Sorprende
 ver como los animales al nacer son capaces de levantarse y comenzar a 
interactuar con su entorno en periodos de tiempo mucho más cortos de los
 que un ser humano comienza a andar o a valerse por sí mismo. Nosotros 
llegamos a este mundo más desprovistos de recursos que los animales, 
pero es precisamente esta circunstancia la que fija una gran diferencia 
entre ambos. Una gacela no se puede permitir el lujo de no caminar en 
cuanto nace porque ello sería sinónimo de muerte segura. Un bebé tiene 
el amparo y protección de sus padres, y puede vivir durante varios años 
sin ser capaz de defenderse de una manera autónoma sin que ello 
signifique peligro alguno para su integridad física.
 En
 el caso de los animales, su disco duro arranca con una cierta cantidad 
de información que los propios instintos definen y que garantizan 
mayores probabilidades de supervivencia en entornos hostiles y 
cambiantes.

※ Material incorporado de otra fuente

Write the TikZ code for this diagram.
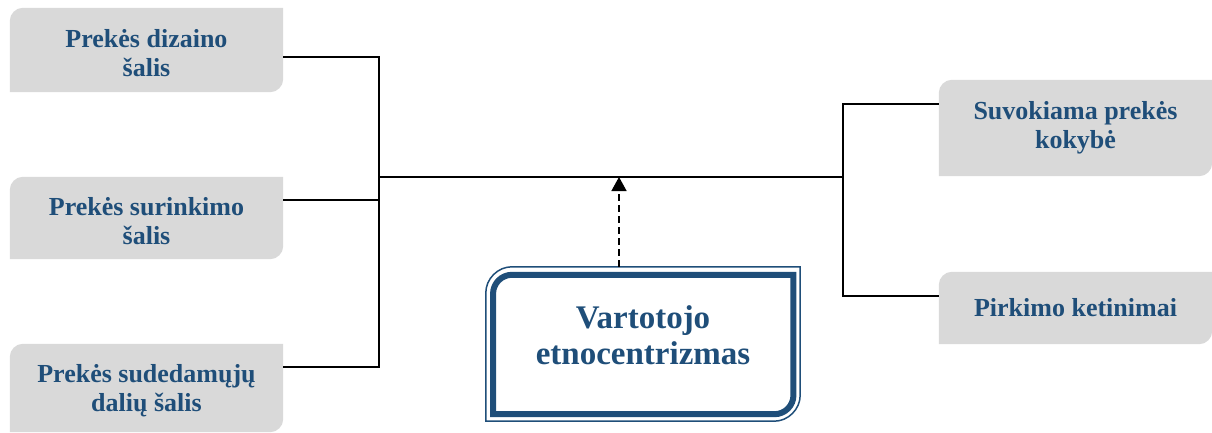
\documentclass[tikz,border=0pt]{standalone}
\usepackage{fontspec}
\setmainfont{Liberation Serif}
\usetikzlibrary{arrows.meta,backgrounds}

\definecolor{textblue}{HTML}{1F4E79}
\definecolor{boxgray}{HTML}{D9D9D9}

\tikzset{
    factor/.style={minimum width=273pt, inner sep=0pt, align=center, text=textblue,
        font=\bfseries\fontsize{26}{29}\selectfont},
    link/.style={black, line width=1.5pt},
    dasharrow/.style={black, line width=1.5pt, dash pattern=on 7pt off 4pt,
        -{Triangle[width=15pt,length=14pt]}}
}

% 圆角框: 只有左上角和右下角为圆角 (#1 节点, #2 半径, #3 控制点距离, #4 竖直偏移)
\newcommand{\cornerpath}[4]{%
    ([yshift=#4]#1.south west) -- ([yshift=#4-#2]#1.north west)
    .. controls ([yshift=#4-#3]#1.north west) and ([xshift=#3,yshift=#4]#1.north west)
    .. ([xshift=#2,yshift=#4]#1.north west)
    -- ([yshift=#4]#1.north east) -- ([yshift=#4+#2]#1.south east)
    .. controls ([yshift=#4+#3]#1.south east) and ([xshift=-#3,yshift=#4]#1.south east)
    .. ([xshift=-#2,yshift=#4]#1.south east)
    -- cycle}

\begin{document}
\begin{tikzpicture}[x=1pt, y=-1pt]

    % 画布大小
    \useasboundingbox (0,0) rectangle (1212,433);

    % 左侧因素 (文字比方框中心低 3pt)
    \node[factor, minimum height=84pt] (dizain) at (146.5,53) {Prekės dizaino\\šalis};
    \node[factor, minimum height=82pt] (surink) at (146.5,221) {Prekės surinkimo\\šalis};
    \node[factor, minimum height=88pt] (sudeda) at (146.5,391) {Prekės sudedamųjų\\dalių šalis};

    % 右侧结果
    \node[factor, minimum height=96pt] (kokybe) at (1075.5,128) {Suvokiama prekės\\kokybė};
    \node[factor, minimum height=72pt] (ketin) at (1075.5,308) {Pirkimo ketinimai};

    % 中间方框
    \node[minimum width=314pt, minimum height=154pt, inner sep=0pt] (etno) at (643,344) {};
    \node[align=center, text=textblue, font=\bfseries\fontsize{33}{36}\selectfont]
        (etnotext) at ([yshift=9pt]etno.center) {Vartotojo\\etnocentrizmas};

    % 方框背景
    \begin{scope}[on background layer]
        \foreach \n in {dizain,surink,sudeda}
            \fill[boxgray] \cornerpath{\n}{13pt}{6pt}{3pt};
        \foreach \n in {kokybe,ketin}
            \fill[boxgray] \cornerpath{\n}{13pt}{6pt}{0pt};
    \end{scope}

    % 中间方框双线边框
    \draw[textblue, line width=1.5pt] \cornerpath{etno}{26pt}{12pt}{0pt};
    \node[minimum width=300pt, minimum height=139pt, inner sep=0pt] (etnoin)
        at ([xshift=0.25pt,yshift=-0.5pt]etno.center) {};
    \draw[textblue, line width=6pt] \cornerpath{etnoin}{19pt}{8.5pt}{0pt};

    % 连接线
    \coordinate (lhub) at (379,177);
    \coordinate (rhub) at (843,177);
    \draw[link] (lhub) -- (rhub);
    \draw[link] ([yshift=-4pt]dizain.east) -| (lhub);
    \draw[link] ([yshift=21pt]surink.east) -| (lhub);
    \draw[link] ([yshift=24pt]sudeda.east) -| (lhub);
    \draw[link] ([yshift=24pt]kokybe.west) -| (rhub);
    \draw[link] ([yshift=12pt]ketin.west) -| (rhub);

    % 虚线箭头
    \draw[dasharrow] ([xshift=-24pt]etno.north) -- ([xshift=-24pt]etno.north |- lhub);

\end{tikzpicture}
\end{document}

De esta manera, los procesos de aprendizaje siguen un guión 
que se repite generación tras generación y que no deja lugar a la 
imaginación. Los instintos mandan.
 El
 ser humano parte de una situación totalmente diferente. Nuestro disco 
duro viene prácticamente vacío. Nacemos sin un guión claramente 
preestablecido, esta tarea se delega a cada individuo. Y es precisamente
 esa circunstancia la que hace que nuestros procesos de aprendizaje sean
 mucho más flexibles que los del resto de seres vivos, disfrutando de un
 amplio abanico de posibilidades, buenas y malas, que a la postre serán 
claves en la definición de la esencia de las personas. 
 Bajo
 este cúmulo de circunstancias, el ambiente en el que aprenda la persona
 es fundamental ya que de nuestra relación con el medio surgirán 
comportamientos saludables o malsanos. La flexibilidad y el amplio rango
 de posibilidades de la que hablábamos antes, convierte a la persona en 
un ser indefenso a expensas de lo que le rodea. Si tiene la suerte de 
crecer en un lugar adecuado, con una educación y valores apropiados, es 
muy probable que esa persona viva una vida equilibrada. Un ambiente 
inapropiado convierte a la persona en un océano de emociones donde sube y
 baja la marea al ritmo que marca el entorno.
 Por
 lo tanto, se podría decir que el proceso de maduración humana es el 
resultado de la interacción de nuestra herencia genética con un “yo” que
 se ha ido formando y definiendo como consecuencia de su contacto con 
diferentes ambientes.

 Soy
 de los que cree en procesos de maduración continua. No creo que una 
persona pueda considerar que ya está “hecha” en un determinado momento 
de su vida. Las personas se definen desde el momento en el que nacen 
hasta el día en el que mueren, es por ello que todo cuenta en nuestro 
proceso de maduración. A lo largo de nuestra vida los ambientes cambian 
constantemente, pero hay uno de ellos que cada vez dura más tiempo y que
 juega un papel importantísimo en nuestras vidas. Se trata de nuestros 
trabajos, quizás sea este entorno el más prolongado en nuestras vidas, y
 quizás por ello sea uno de los que más influye en nuestra construcción 
como seres humanos.
 Vivimos
 tiempos de paro y crisis, y cada vez la cosa deja menos margen para 
escoger buenos lugares donde trabajar, además, resulta que todo el mundo
 quiere trabajar en ellos... ¿por qué será?.
 Nuestra
 familia nos viene dada, no podemos elegirla, la lotería de la vida nos 
otorga unos padres que jugarán un papel fundamental en nuestro proceso 
de desarrollo. En el caso del trabajo, sí que tenemos la posibilidad de 
elegir. A pesar de que las cosas no son fáciles, nosotros tenemos la 
llave que abre las puertas que tenemos delante. 
 Por
 otro parte, las empresas que sean capaces de generar ambientes 
apetecibles, ambientes de equilibrio y desarrollo, donde las personas 
puedan ser ellas mismas y donde crecer sea parte del paisaje, tendrán la
 clave para atraer a lo mejores y más equilibrados profesionales.